The Offerings (9): Sin Offering

The transition from the last verse of Leviticus 3 to the first verse of Leviticus 4 is significant and is marked by the reintroduction of the phrase, “The Lord … spake unto him (Moses).” This expression began the book (1:1) and introduced the first three offerings. Its recurrence here suggests a new subject is being revealed to Moses – the sin and trespass offerings. These offerings are not “sweet savor” offerings. We will notice that they differ from all that has gone before in several ways. But the other three offerings must precede the sin offering because if Christ was not all that was typified in the first three offerings, then He would not have been able to be the sin offering.

The Contrast Explained

The sin offering contrasts with:

The Passover – In the Passover and its sacrifice, we are looking at redemption. But a redeemed people will have to know restoration when they sin. This is the value of the sin offering.

The Sweet Savor Offerings – The key word which linked together the first three or sweet savor offerings, was the word, “approach.” What is prominent now in the sin offering is “atonement.”

The Trespass Offering – The sin offering and trespass offering are similar and yet distinct. In the former, we are dealing with the “doer” and in the latter with the “deed.” In the sin offering we are looking at restoration and the claims of God; in the trespass offering we are looking at restitution and the harm done to man.

All of this may seem to be vast in its scope, yet all was fulfilled and accomplished by one Man and one sacrifice. It takes all the types to begin to give us insight into all that Christ has done by His one act of obedience.

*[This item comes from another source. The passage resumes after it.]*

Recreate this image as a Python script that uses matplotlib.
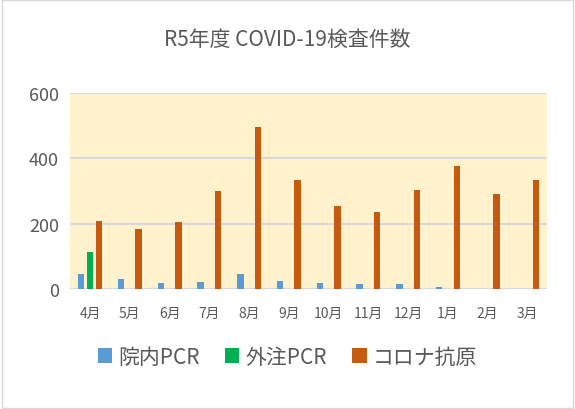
import numpy as np
import matplotlib.pyplot as plt

plt.rcParams['font.family'] = ['Noto Sans CJK JP', 'DejaVu Sans']

months = ["4月", "5月", "6月", "7月", "8月", "9月", "10月", "11月", "12月", "1月", "2月", "3月"]
innai_pcr = [46, 30, 18, 21, 45, 24, 18, 15, 15, 7, 0, 0]
gaichu_pcr = [113, 0, 0, 0, 0, 0, 0, 0, 0, 0, 0, 0]
antigen = [208, 184, 205, 300, 496, 333, 254, 235, 303, 376, 290, 333]

fig = plt.figure(figsize=(5.75, 4.10), dpi=100)
ax = fig.add_axes([0.122, 0.293, 0.83, 0.478])
ax.set_facecolor("#FFF2CC")

x = np.arange(len(months))
w = 0.16
ax.bar(x - 0.22, innai_pcr, w, color="#5B9BD5", label="院内PCR")
ax.bar(x, gaichu_pcr, w, color="#00B050", label="外注PCR")
ax.bar(x + 0.22, antigen, w, color="#C55A11", label="コロナ抗原")

ax.set_ylim(0, 600)
ax.set_xlim(-0.5, len(months) - 0.5)
ax.set_yticks([0, 200, 400, 600])
ax.set_xticks(x)
ax.set_xticklabels(months)
ax.tick_params(axis="y", labelsize=13, length=0, colors="#595959", pad=8)
ax.tick_params(axis="x", labelsize=10, length=0, colors="#595959", pad=12)
ax.grid(axis="y", color="#D9D9D9", linewidth=1.5)
ax.set_axisbelow(True)
for s in ax.spines.values():
    s.set_visible(False)

fig.suptitle("R5年度 COVID-19検査件数", y=0.93, fontsize=15, color="#595959")
fig.legend(loc="lower center", ncol=3, frameon=False, fontsize=15,
           bbox_to_anchor=(0.5, 0.055), handlelength=0.7, handleheight=0.7,
           handletextpad=0.3, columnspacing=1.2, labelcolor="#595959")

fig.patches.append(plt.Rectangle((0.003, 0.003), 0.994, 0.994, transform=fig.transFigure,
                                 fill=False, edgecolor="#D9D9D9", linewidth=1))
fig.savefig("out.png")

The Confession of Sin Expressed

“If a soul shall sin” (Lev 4:2). This is the first mention of sin in Leviticus. We have been through three chapters detailing three distinct offerings; but no mention has been made of sin as yet. This is the first sacrifice which deals with the issue of sin against God. There are many words in the OT for “sin,” but this one, chatta, means “missing mark” or “falling short of a standard.”

The divine standard for actions is expressed in verse 2. It is not man’s opinion or standards. It is God’s. But notice that a more accurate marginal reading is, “against all the commandments … do against one of them.” The unity of the law is hinted at here. James expressed this as well (James 2:10).

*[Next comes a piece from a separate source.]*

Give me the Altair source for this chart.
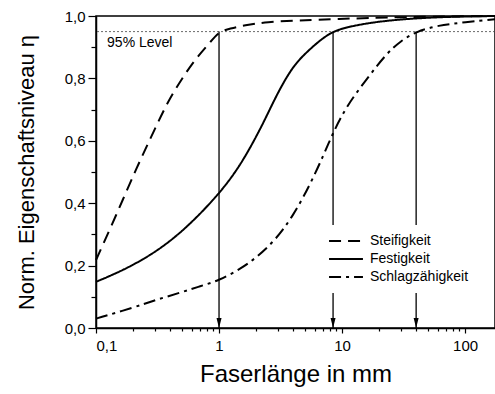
import altair as alt
import pandas as pd

# ---- data ----
series_names = ["Steifigkeit", "Festigkeit", "Schlagzähigkeit"]

steif_x = [0.1, 0.1455, 0.2115, 0.307, 0.383, 0.5, 0.65, 0.845, 1.0, 1.23, 1.6, 2.44, 4.5, 8.45, 30, 175]
steif_y = [0.218, 0.36, 0.51, 0.645, 0.725, 0.80, 0.865, 0.915, 0.95, 0.960, 0.970, 0.981, 0.986, 0.99, 0.997, 1.0]

fest_x = [0.1, 0.1455, 0.2115, 0.307, 0.447, 0.65, 1.0, 1.48, 2.15, 2.6, 3.13, 3.8, 4.56, 6.62, 8.45, 11.6, 20, 40, 80, 175]
fest_y = [0.148, 0.175, 0.207, 0.245, 0.293, 0.352, 0.43, 0.518, 0.635, 0.703, 0.767, 0.824, 0.865, 0.923, 0.951, 0.967, 0.983, 0.993, 0.998, 1.0]

schlag_x = [0.1, 0.2, 0.307, 0.5, 0.7, 1.0, 1.5, 2, 2.85, 4.0, 5.5, 7, 8.45, 10.9, 16, 23, 30, 40, 60, 100, 175]
schlag_y = [0.03, 0.065, 0.09, 0.115, 0.134, 0.152, 0.19, 0.225, 0.28, 0.359, 0.46, 0.55, 0.626, 0.712, 0.80, 0.88, 0.92, 0.95, 0.97, 0.98, 0.99]

arrow_x = [1.0, 8.45, 40.0]
level_value = 0.95
level_text = "95% Level"
level_text_x = 0.123
level_text_y = 0.915

x_domain = [0.1, 175]
y_domain = [0.0, 1.0]
x_tick_values = [0.1, 0.2, 0.3, 0.4, 0.5, 0.6, 0.7, 0.8, 0.9,
                 1, 2, 3, 4, 5, 6, 7, 8, 9,
                 10, 20, 30, 40, 50, 60, 70, 80, 90, 100]
y_tick_values = [0.0, 0.1, 0.2, 0.3, 0.4, 0.5, 0.6, 0.7, 0.8, 0.9, 1.0]

# ---- build tables ----
rows = []
for name, xs, ys in [(series_names[0], steif_x, steif_y),
                     (series_names[1], fest_x, fest_y),
                     (series_names[2], schlag_x, schlag_y)]:
    for i, (a, b) in enumerate(zip(xs, ys)):
        rows.append({"series": name, "x": a, "y": b, "order": i})
curves = pd.DataFrame(rows)
arrows = pd.DataFrame({"x": arrow_x, "ytop": [level_value] * len(arrow_x), "ybot": [0.0] * len(arrow_x)})
level = pd.DataFrame({"y": [level_value]})
label = pd.DataFrame({"x": [level_text_x], "y": [level_text_y], "t": [level_text]})

FONT = "Liberation Sans"

x_major = "indexof([0.1,1,10,100], datum.value) >= 0"
y_major = "indexof([0,0.2,0.4,0.6,0.8,1], datum.value) >= 0"

x_axis = alt.Axis(
    title="Faserlänge in mm", values=x_tick_values, format="~g",
    labelExpr=f"{x_major} ? replace(datum.label, '.', ',') : ''",
    tickSize={"condition": {"test": x_major, "value": 5}, "value": 3},
    labelOverlap=False, labelPadding=5, titlePadding=9, titleFontSize=24,
)
y_axis = alt.Axis(
    title="Norm. Eigenschaftsniveau η", values=y_tick_values, format=".1f",
    labelExpr=f"{y_major} ? replace(datum.label, '.', ',') : ''",
    tickSize={"condition": {"test": y_major, "value": 8}, "value": 5},
    labelOverlap=False, labelPadding=3, titlePadding=26, titleFontSize=22,
)
x_scale = alt.Scale(type="log", domain=x_domain, nice=False)
y_scale = alt.Scale(domain=y_domain, nice=False, zero=False)


def X(field):
    return alt.X(field, type="quantitative", scale=x_scale, axis=x_axis)


def Y(field):
    return alt.Y(field, type="quantitative", scale=y_scale, axis=y_axis)


level_line = alt.Chart(level).mark_rule(
    color="#444", strokeWidth=0.8, strokeDash=[2, 2]
).encode(y=Y("y"))

level_label = alt.Chart(label).mark_text(
    align="left", baseline="middle", font=FONT, fontSize=14, color="black"
).encode(x=X("x"), y=Y("y"), text="t:N")

arrow_lines = alt.Chart(arrows).mark_rule(color="black", strokeWidth=1.3).encode(
    x=X("x"), y=Y("ytop"), y2="ybot"
)
arrow_heads = alt.Chart(arrows).mark_point(
    shape="M -0.5 -1 L 0.5 -1 L 0 1 Z", size=100, filled=True,
    color="black", opacity=1, strokeWidth=0, yOffset=-5
).encode(x=X("x"), y=Y("ybot"))

lines = alt.Chart(curves).mark_line(
    color="black", strokeWidth=2, interpolate="basis"
).encode(
    x=X("x"), y=Y("y"), order="order:Q",
    strokeDash=alt.StrokeDash(
        "series:N",
        scale=alt.Scale(domain=series_names, range=[[12, 7], [1, 0], [12, 5, 3, 5]]),
        sort=series_names,
        legend=alt.Legend(
            title=None, orient="none", legendX=225, legendY=209,
            symbolType="stroke", symbolSize=1150, symbolStrokeWidth=2,
            symbolStrokeColor="black", clipHeight=18, rowPadding=0,
            labelFont=FONT, labelFontSize=14, labelColor="black", labelOffset=6,
            fillColor="white", padding=7,
        ),
    ),
)

chart = alt.layer(level_line, level_label, arrow_lines, arrow_heads, lines).properties(
    width=399, height=312,
    padding={"left": 96, "top": 16, "right": 0, "bottom": 66},
    autosize=alt.AutoSizeParams(type="none"),
).configure_view(
    stroke="black", strokeWidth=1.5
).configure_axis(
    grid=False, domainColor="black", domainWidth=1.5, tickColor="black", tickWidth=1.2,
    labelFont=FONT, labelFontSize=15, labelColor="black",
    titleFont=FONT, titleFontWeight="normal", titleColor="black",
)

chart.save("out.html", embed_options={"renderer": "svg", "actions": False})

Notice that when it is the priest who sins (v 3) there is no mention of ignorance. His nearness to God precluded any thought of ignorance. The standard for sin, although not the consequences, was the same for the priest as for one of the common people (v 3). No longer is it a voluntary offering. The Spirit of God speaks in the imperative, “Let him bring … a young bullock.” Notice as well that he had to bring it to the door of the Tabernacle. There was no attempt to cover up his failure. Exposed before God as well as others, he brought his offering “before the Lord.”

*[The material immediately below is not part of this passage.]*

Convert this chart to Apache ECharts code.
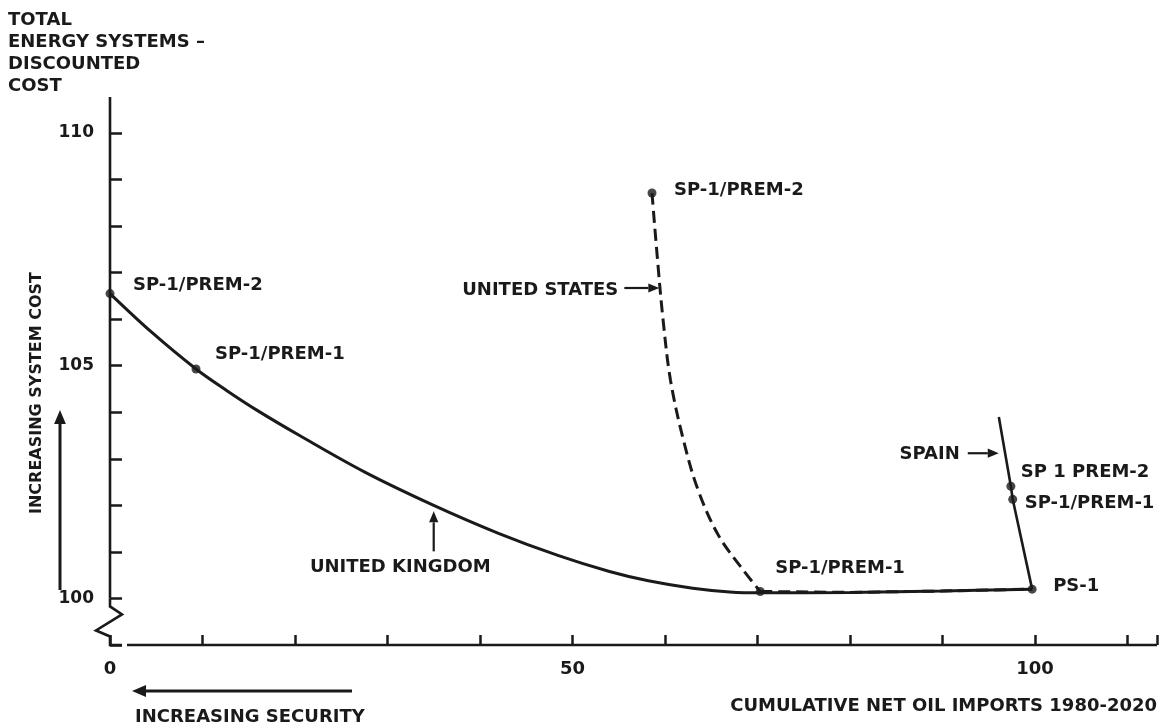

The priest was to lay his hand upon the bullock’s head and to kill the victim before the Lord (v 4). There is in the ritual of the hand being placed on the animal’s head, the thought of transfer; but perhaps it is more than simply the transfer of guilt and sin. The sinner himself became completely identified with the victim. Acts of sin make me aware of my “sinnership.” I see the forgiveness of my sins, but also God’s judgment on all that I am as a sinner.

The Cost of Sin Exacted

It is significant that there are more mentions of “the blood” in Leviticus 4 than any other chapter in the Bible (15 times). The chapter with the most frequent mentions in the NT is Hebrews 9.

Notice first of all:

The Bullock – It was to be without blemish. Valuable and unique, the sacrifice was to be costly. Sin is costly. It was a young bullock, full of potential and strength. Cut off in the prime of its life, its death was by the hand of the sinner, the priest. All was calculated to impress the offerer with the awfulness of sin.

The Blood of the Bullock – As the knife came down on the victim, its blood was shed, reinforcing to the sinner that his sin had occasioned the death of an innocent victim. In the sin offering, the stress is on “all the blood” (v 7). In the burnt offering it was all the victim; in the meal offering, it was all the frankincense; in the peace offering all the fat. But it is the blood which is prominent here. A life must be given! We shall see that in the case of the priest, the blood was found in at least seven places.

The Best of the Bullock – The word for “fat” (v 8) is different from the word used in ch 1:8 (suet). The word here means the best or choicest of the animal. This fat was removed and placed on the altar, linking it with the burnt offering, the meal offering, and the peace offering. In this manner, God was testifying to the inward purity and perfection of His Son, even while He was suffering for sin. Later God will underline this by stating that the sin offering was “most holy” (ch 6:25).

The Burning of the Bullock – The bullock was to be burned. In the case of the priest it was taken outside the camp and consumed in a holocaust of fire. It was totally engulfed in the fire of God’s wrath. Not only was God showing the condemnation of sin in its burning, but the curse of sin in that it had to be outside the camp.